** START OF Dataset content **

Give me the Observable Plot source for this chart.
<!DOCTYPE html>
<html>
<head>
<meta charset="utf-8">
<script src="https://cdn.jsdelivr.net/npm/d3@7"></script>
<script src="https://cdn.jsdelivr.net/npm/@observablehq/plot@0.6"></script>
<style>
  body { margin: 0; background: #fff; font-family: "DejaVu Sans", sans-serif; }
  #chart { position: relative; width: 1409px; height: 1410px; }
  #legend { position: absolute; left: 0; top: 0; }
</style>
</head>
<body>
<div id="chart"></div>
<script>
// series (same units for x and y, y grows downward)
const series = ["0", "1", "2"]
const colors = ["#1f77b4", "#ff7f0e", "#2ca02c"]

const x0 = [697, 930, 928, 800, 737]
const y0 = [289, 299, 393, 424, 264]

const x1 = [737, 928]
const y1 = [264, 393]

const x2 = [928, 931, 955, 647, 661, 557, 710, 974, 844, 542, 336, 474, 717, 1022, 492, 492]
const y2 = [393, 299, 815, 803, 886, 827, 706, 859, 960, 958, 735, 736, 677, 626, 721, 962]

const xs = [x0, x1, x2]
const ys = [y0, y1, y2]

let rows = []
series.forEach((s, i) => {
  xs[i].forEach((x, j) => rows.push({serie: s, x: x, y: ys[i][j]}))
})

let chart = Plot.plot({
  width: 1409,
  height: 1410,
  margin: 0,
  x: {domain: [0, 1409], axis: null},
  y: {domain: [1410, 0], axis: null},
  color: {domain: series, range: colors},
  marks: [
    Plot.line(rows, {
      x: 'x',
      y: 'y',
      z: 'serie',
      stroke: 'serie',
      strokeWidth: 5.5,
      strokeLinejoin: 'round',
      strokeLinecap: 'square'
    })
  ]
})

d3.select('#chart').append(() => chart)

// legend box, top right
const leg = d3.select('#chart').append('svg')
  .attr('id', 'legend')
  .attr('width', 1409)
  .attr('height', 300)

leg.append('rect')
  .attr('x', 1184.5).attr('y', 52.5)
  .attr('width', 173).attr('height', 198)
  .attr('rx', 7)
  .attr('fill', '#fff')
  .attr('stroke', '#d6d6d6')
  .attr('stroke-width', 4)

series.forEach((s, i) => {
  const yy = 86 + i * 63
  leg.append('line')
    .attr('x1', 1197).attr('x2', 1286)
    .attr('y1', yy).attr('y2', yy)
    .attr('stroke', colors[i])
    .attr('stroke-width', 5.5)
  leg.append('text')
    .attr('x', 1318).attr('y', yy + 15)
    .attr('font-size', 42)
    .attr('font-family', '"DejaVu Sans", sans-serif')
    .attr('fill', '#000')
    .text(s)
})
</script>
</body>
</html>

** END OF Dataset content **
** START OF Dataset content **

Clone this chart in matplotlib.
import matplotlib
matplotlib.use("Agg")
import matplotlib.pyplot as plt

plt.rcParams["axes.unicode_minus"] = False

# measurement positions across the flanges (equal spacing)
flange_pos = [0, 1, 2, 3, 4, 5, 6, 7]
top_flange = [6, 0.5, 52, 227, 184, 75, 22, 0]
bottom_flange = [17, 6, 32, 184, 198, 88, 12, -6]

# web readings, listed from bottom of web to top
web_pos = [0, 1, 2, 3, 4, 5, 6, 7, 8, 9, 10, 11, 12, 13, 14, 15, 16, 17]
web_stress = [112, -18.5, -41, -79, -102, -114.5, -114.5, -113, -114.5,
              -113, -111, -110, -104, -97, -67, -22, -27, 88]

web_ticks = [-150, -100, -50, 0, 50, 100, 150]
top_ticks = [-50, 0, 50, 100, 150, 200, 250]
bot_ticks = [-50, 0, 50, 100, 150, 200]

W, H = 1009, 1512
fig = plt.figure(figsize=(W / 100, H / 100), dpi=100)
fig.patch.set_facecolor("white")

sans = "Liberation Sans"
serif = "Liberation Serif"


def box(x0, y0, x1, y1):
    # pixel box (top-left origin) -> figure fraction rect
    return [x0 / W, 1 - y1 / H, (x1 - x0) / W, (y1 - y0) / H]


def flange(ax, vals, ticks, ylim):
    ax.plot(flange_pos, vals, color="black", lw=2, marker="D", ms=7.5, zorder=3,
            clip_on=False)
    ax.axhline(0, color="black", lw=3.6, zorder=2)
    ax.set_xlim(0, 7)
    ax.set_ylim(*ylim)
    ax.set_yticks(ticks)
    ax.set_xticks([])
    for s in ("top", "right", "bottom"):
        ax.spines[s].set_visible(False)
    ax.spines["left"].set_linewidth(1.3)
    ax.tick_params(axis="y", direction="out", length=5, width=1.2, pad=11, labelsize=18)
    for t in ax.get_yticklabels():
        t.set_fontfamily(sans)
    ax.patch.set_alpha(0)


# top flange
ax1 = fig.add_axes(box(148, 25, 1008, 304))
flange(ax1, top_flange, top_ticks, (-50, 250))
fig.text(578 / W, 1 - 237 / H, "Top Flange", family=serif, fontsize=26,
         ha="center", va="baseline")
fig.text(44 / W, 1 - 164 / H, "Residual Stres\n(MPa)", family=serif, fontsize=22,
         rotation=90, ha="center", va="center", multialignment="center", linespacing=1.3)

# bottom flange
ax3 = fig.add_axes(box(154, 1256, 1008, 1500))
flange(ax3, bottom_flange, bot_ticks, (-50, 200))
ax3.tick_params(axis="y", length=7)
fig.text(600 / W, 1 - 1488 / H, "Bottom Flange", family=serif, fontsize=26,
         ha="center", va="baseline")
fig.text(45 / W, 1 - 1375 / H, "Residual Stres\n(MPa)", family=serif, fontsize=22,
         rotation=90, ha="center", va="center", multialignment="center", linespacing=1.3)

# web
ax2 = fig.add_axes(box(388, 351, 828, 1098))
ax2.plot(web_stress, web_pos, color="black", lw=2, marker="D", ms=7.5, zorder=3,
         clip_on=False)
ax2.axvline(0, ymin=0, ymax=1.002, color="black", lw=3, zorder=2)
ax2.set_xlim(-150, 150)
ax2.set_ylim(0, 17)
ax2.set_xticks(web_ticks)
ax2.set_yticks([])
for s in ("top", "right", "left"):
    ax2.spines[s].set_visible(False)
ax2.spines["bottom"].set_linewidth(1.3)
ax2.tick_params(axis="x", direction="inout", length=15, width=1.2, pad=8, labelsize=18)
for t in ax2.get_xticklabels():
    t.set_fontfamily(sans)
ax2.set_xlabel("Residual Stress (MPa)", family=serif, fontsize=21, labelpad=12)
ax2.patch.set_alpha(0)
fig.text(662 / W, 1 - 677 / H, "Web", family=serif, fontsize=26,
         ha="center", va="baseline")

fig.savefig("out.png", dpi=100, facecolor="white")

** END OF Dataset content **
** START OF Dataset content **

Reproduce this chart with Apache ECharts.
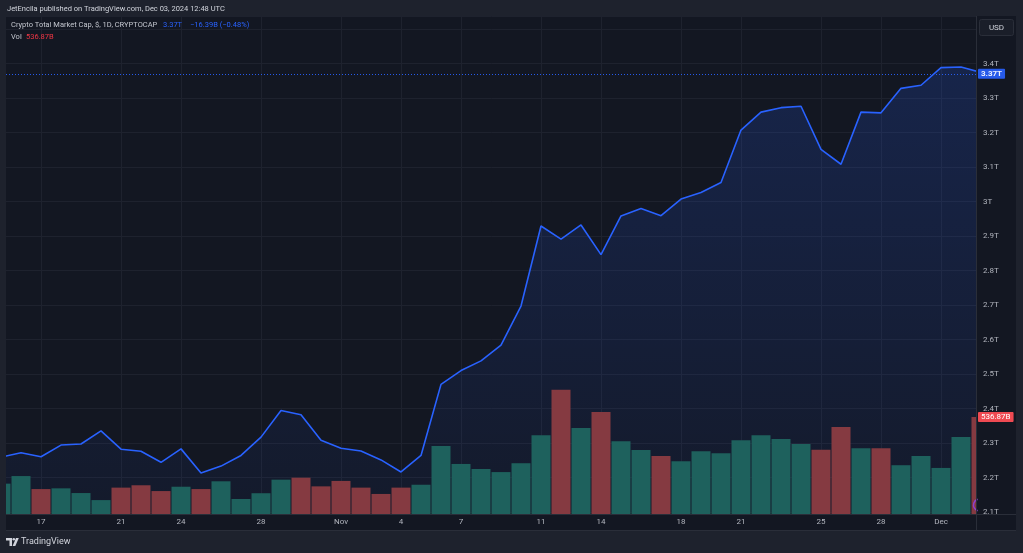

** END OF Dataset content **

Each line from the one containing "Give me the" through the one containing "const ys = [y0, y1, y2]" must be retyped exactly, the first and last of these included.

Task response ::
Give me the Observable Plot source for this chart.
<!DOCTYPE html>
<html>
<head>
<meta charset="utf-8">
<script src="https://cdn.jsdelivr.net/npm/d3@7"></script>
<script src="https://cdn.jsdelivr.net/npm/@observablehq/plot@0.6"></script>
<style>
  body { margin: 0; background: #fff; font-family: "DejaVu Sans", sans-serif; }
  #chart { position: relative; width: 1409px; height: 1410px; }
  #legend { position: absolute; left: 0; top: 0; }
</style>
</head>
<body>
<div id="chart"></div>
<script>
// series (same units for x and y, y grows downward)
const series = ["0", "1", "2"]
const colors = ["#1f77b4", "#ff7f0e", "#2ca02c"]

const x0 = [697, 930, 928, 800, 737]
const y0 = [289, 299, 393, 424, 264]

const x1 = [737, 928]
const y1 = [264, 393]

const x2 = [928, 931, 955, 647, 661, 557, 710, 974, 844, 542, 336, 474, 717, 1022, 492, 492]
const y2 = [393, 299, 815, 803, 886, 827, 706, 859, 960, 958, 735, 736, 677, 626, 721, 962]

const xs = [x0, x1, x2]
const ys = [y0, y1, y2]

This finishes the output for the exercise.